What are Data Pipelines

A data pipeline refers to a series of steps used to automate the migration of data from a source to its destination. Sometimes, transformation is performed alongside migration to ensure the data is structured and clean for analysis.

Components of a Pipeline

The components of a pipeline refer to the elements that come together to form a data pipeline. These include:

Data Sources - These can include databases, CSV files, APIs, and other file formats.
Data Ingestion Methods - These refer to how data is loaded into the pipeline. There are two main methods:
- Batch Processing
- Stream Processing
Data Processing - This refers to the techniques and tools used to transform data.
Data Storage - This refers to where the data is stored, including data warehouses, data lakes, etc. This is usually the final destination of the data.

Key Functions of a Pipeline

The key functions of a pipeline include:

Extract
Transform
Load

Considerations When Designing a Pipeline

When designing a data pipeline, the following factors should be considered:

Scalability
Maintainability
Security
Automation

Python ETL Implementation

In this section, we will see how to implement a simple ETL pipeline to read data from a CSV file and an API, then write the data to a PostgreSQL database.

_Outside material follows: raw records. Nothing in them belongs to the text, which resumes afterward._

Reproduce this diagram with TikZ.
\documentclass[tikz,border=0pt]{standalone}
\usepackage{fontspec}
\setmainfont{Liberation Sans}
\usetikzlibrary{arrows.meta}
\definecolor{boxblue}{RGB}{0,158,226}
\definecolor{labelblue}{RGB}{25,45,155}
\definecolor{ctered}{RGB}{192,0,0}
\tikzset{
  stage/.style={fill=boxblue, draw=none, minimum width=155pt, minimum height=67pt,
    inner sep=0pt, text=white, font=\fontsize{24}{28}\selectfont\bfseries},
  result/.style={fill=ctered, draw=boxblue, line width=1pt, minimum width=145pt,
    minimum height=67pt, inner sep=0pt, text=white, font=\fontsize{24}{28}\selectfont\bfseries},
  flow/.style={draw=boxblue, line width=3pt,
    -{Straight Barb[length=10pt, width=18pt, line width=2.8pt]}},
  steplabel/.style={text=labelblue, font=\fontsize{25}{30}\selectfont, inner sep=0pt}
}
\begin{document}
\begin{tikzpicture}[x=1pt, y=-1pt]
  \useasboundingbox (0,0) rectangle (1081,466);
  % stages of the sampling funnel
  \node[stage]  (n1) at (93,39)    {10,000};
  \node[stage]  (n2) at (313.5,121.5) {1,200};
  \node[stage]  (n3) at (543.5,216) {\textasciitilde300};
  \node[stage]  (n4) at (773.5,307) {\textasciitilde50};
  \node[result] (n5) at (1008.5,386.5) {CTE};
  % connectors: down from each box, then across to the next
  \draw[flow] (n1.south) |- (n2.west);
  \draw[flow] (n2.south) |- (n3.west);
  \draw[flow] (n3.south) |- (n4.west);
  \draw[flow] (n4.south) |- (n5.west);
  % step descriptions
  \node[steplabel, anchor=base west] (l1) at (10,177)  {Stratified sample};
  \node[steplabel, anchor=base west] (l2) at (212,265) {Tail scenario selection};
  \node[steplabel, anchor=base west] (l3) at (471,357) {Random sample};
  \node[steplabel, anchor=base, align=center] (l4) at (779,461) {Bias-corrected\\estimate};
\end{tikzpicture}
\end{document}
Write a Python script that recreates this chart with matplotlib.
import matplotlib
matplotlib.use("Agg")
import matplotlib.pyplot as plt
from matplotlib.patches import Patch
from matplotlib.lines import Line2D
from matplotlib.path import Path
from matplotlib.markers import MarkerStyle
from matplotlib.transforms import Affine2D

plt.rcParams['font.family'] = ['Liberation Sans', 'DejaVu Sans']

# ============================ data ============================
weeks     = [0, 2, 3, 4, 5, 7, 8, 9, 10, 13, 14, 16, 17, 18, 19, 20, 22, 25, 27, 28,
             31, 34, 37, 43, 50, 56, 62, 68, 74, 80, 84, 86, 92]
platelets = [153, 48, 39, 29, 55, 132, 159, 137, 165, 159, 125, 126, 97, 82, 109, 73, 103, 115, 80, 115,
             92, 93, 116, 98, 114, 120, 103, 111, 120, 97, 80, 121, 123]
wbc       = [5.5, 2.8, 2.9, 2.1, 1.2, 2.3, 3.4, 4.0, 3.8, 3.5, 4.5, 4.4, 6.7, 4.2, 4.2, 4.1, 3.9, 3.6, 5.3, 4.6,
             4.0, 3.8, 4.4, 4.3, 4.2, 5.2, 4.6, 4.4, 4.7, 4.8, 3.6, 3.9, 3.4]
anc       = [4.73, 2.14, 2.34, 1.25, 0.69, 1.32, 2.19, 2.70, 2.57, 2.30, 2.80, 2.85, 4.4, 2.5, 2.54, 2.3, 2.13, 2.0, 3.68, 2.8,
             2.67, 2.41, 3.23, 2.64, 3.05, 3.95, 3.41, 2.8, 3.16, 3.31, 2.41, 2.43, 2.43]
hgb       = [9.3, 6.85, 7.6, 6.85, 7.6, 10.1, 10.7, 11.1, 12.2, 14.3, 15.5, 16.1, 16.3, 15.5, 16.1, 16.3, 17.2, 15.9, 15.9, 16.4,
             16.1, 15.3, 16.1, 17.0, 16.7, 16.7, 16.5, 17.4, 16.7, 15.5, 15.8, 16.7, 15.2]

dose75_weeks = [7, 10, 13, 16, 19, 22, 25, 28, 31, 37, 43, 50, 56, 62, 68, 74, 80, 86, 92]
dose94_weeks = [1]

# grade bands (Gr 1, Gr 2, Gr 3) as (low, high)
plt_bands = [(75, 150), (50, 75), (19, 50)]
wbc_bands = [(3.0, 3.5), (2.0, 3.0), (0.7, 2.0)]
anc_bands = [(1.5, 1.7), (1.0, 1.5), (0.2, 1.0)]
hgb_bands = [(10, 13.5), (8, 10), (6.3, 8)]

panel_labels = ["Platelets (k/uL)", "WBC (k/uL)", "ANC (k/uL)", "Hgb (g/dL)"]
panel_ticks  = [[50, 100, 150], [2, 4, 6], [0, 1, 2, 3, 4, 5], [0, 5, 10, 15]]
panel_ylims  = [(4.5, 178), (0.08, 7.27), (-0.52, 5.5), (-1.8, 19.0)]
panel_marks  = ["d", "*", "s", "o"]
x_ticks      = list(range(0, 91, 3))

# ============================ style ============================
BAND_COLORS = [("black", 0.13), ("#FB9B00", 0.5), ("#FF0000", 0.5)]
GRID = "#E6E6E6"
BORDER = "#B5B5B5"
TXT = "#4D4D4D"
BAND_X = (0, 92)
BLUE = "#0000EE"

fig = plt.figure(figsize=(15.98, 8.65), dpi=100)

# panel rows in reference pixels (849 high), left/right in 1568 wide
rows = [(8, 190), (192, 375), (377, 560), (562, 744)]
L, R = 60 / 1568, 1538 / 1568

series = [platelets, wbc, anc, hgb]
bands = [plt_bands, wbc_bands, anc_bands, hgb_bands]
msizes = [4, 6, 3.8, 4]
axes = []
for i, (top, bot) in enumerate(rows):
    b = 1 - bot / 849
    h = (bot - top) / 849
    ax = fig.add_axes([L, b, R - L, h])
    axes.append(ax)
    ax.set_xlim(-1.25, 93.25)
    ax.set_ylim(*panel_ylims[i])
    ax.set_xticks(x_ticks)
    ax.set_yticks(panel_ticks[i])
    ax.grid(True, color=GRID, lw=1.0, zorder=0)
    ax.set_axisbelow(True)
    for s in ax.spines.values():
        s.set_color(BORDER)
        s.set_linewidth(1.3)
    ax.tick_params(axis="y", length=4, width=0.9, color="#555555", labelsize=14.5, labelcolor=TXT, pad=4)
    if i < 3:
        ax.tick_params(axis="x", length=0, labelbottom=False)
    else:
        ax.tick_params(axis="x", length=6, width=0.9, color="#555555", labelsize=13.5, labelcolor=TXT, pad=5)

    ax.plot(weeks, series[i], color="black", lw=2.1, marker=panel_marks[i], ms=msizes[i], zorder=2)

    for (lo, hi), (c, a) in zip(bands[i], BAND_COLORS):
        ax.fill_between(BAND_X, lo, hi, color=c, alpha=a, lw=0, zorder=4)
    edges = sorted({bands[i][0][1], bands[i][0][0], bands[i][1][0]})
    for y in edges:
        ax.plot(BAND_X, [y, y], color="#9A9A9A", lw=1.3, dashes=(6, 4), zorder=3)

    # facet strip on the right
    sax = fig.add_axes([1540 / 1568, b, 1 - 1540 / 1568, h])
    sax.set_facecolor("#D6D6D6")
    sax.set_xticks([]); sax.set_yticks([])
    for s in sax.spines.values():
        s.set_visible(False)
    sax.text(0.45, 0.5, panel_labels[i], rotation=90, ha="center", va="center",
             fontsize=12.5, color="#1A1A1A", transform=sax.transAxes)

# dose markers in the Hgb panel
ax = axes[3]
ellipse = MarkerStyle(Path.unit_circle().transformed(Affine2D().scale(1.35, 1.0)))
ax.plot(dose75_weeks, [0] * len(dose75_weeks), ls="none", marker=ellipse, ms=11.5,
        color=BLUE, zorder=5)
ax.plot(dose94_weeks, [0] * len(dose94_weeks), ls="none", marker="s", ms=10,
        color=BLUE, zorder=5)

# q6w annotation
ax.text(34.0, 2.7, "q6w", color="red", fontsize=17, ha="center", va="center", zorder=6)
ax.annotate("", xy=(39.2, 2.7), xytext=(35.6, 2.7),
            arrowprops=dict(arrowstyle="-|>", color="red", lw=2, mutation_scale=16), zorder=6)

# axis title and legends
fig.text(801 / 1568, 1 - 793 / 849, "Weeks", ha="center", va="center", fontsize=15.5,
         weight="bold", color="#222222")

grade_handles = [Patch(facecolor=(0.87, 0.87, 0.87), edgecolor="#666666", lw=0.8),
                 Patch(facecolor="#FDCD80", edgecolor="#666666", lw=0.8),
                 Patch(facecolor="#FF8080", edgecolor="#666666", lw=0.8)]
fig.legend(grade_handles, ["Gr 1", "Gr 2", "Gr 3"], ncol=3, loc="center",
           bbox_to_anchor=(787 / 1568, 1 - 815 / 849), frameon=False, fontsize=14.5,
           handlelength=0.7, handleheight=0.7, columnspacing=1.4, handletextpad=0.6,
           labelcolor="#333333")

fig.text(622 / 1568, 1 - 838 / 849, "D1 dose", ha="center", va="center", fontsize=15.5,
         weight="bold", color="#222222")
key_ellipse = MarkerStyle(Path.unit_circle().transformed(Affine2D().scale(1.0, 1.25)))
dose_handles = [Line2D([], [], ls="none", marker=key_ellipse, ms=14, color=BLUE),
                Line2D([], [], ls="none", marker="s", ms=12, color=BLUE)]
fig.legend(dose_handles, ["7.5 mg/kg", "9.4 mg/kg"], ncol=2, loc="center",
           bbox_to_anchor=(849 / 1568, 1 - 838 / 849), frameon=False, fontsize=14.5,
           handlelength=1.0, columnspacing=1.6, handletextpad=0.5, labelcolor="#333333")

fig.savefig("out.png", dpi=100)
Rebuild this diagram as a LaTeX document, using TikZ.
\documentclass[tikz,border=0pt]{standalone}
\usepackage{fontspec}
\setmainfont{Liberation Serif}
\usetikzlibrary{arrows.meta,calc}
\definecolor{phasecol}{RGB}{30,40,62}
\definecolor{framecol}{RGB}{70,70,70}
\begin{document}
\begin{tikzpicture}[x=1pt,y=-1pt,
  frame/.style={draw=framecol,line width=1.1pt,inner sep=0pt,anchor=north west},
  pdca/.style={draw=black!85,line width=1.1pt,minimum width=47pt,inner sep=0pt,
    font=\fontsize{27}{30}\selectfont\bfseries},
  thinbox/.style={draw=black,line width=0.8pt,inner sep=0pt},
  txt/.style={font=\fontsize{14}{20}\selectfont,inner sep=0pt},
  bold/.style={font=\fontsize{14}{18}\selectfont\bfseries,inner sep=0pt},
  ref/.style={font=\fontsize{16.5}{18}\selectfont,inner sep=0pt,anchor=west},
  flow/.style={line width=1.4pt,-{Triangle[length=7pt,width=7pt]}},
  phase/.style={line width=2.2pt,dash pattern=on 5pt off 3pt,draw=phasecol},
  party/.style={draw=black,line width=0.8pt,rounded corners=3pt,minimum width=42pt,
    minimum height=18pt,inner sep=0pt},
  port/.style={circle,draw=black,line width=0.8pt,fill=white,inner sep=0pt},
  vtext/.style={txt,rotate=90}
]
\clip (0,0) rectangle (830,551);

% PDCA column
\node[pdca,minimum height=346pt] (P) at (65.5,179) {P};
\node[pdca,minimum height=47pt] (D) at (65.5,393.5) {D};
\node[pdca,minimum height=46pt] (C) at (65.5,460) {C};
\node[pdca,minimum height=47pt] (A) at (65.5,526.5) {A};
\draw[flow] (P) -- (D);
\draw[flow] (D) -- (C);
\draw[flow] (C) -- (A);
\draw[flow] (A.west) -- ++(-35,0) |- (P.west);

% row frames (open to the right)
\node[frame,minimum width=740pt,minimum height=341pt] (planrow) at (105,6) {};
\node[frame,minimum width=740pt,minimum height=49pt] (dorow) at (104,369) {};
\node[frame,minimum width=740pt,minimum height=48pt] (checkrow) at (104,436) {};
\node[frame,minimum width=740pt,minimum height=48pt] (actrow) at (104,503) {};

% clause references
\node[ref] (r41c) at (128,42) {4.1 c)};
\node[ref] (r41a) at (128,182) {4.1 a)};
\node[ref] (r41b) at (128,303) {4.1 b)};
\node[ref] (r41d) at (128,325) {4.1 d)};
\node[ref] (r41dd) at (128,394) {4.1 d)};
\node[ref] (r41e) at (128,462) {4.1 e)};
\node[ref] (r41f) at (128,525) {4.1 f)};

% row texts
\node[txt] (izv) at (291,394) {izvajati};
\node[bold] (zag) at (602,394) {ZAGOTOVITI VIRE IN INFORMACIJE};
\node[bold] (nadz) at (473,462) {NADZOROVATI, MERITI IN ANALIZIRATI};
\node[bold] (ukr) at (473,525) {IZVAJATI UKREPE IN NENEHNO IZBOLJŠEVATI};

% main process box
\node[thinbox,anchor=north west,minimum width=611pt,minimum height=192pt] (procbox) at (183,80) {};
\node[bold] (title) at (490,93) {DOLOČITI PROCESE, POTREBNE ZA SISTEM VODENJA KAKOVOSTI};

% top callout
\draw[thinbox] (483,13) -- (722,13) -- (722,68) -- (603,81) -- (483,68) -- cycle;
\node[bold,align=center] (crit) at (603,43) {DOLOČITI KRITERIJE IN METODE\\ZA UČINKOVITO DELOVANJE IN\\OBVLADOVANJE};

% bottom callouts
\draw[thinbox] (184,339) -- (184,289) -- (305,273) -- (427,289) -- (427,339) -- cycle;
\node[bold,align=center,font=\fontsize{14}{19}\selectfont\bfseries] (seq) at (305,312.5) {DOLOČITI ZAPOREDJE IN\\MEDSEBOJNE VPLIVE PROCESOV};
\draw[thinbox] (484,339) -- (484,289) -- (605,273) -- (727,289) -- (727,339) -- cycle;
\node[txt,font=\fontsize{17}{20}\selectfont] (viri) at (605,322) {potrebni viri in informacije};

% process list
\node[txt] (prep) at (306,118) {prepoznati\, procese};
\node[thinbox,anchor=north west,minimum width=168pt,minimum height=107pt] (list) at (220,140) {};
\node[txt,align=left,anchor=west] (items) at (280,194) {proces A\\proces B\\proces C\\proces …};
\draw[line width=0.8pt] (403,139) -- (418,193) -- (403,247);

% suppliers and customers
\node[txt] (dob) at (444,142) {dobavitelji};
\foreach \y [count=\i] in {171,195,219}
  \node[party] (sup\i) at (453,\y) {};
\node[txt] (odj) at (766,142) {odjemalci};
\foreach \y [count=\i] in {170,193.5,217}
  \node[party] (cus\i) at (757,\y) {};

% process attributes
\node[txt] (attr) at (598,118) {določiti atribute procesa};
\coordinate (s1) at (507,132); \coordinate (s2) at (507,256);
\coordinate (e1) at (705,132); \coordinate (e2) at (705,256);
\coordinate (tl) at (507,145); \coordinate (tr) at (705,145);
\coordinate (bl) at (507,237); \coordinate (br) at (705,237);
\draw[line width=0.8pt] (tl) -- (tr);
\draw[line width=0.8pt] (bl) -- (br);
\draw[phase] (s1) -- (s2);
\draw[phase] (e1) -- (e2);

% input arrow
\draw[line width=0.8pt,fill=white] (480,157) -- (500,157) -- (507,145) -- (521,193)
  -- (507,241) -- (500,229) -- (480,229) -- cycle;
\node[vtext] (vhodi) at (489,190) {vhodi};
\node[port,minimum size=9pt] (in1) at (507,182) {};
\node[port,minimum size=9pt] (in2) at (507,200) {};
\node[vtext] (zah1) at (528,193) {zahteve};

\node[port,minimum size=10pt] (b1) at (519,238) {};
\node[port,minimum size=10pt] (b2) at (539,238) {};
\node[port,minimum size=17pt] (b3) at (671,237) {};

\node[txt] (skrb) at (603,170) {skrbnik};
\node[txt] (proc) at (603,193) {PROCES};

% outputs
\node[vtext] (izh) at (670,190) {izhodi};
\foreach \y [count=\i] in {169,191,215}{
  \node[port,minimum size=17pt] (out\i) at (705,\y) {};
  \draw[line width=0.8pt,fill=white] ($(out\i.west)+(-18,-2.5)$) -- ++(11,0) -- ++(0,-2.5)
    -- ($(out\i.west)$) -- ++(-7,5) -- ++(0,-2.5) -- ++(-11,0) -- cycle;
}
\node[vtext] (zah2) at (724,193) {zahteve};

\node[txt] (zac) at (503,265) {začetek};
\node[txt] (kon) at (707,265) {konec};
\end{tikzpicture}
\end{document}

1. Reading from a CSV File

Before building an ETL pipeline to read from a CSV file, we need:

A CSV file (generated using Mockaroo for dummy data).
A PostgreSQL database (created using Aiven and connected using DBeaver).

The following Python script demonstrates how to read from a CSV file and store the data in a PostgreSQL database:

import pandas as pd
from sqlalchemy import create_engine

# Create a connection to PostgreSQL
engine = create_engine("postgresql://username:password@localhost:5432/etl_db")

# Read CSV file
df = pd.read_csv("sales.csv")

# Data Cleaning and Transformation
df = df.dropna()
df = df.rename(columns={'id': 'sales_id'})

# Load data into PostgreSQL
df.to_sql("sales", engine, if_exists="append", index=False)

The above code successfully migrates data from a CSV file to the database, demonstrating how an ETL pipeline works.

2. Reading from an API

We will fetch data from this API: Sample JSON Data. This dummy data represents staff members from a fictional company.

The ETL process is as follows:

import requests
import pandas as pd
from sqlalchemy import create_engine

# API URL
url = "https://raw.githubusercontent.com/LuxDevHQ/LuxDevHQDataEngineeringGuide/refs/heads/main/samplejson.json"

# Fetch data from API
response = requests.get(url)
data = response.json()

# Transform data
df = pd.DataFrame(data)
df = df[['name', 'position', 'country']]
df.columns = ['full_name', 'role', 'country']

# Load data into PostgreSQL
engine = create_engine("postgresql://username:password@localhost:5432/etl_db")
df.to_sql("staff_data", engine, if_exists="append", index=False)

Conclusion

We have learned about data pipelines, their components, key functions, design considerations, and how to implement a simple ETL pipeline to read data from a CSV file and an API into a PostgreSQL database.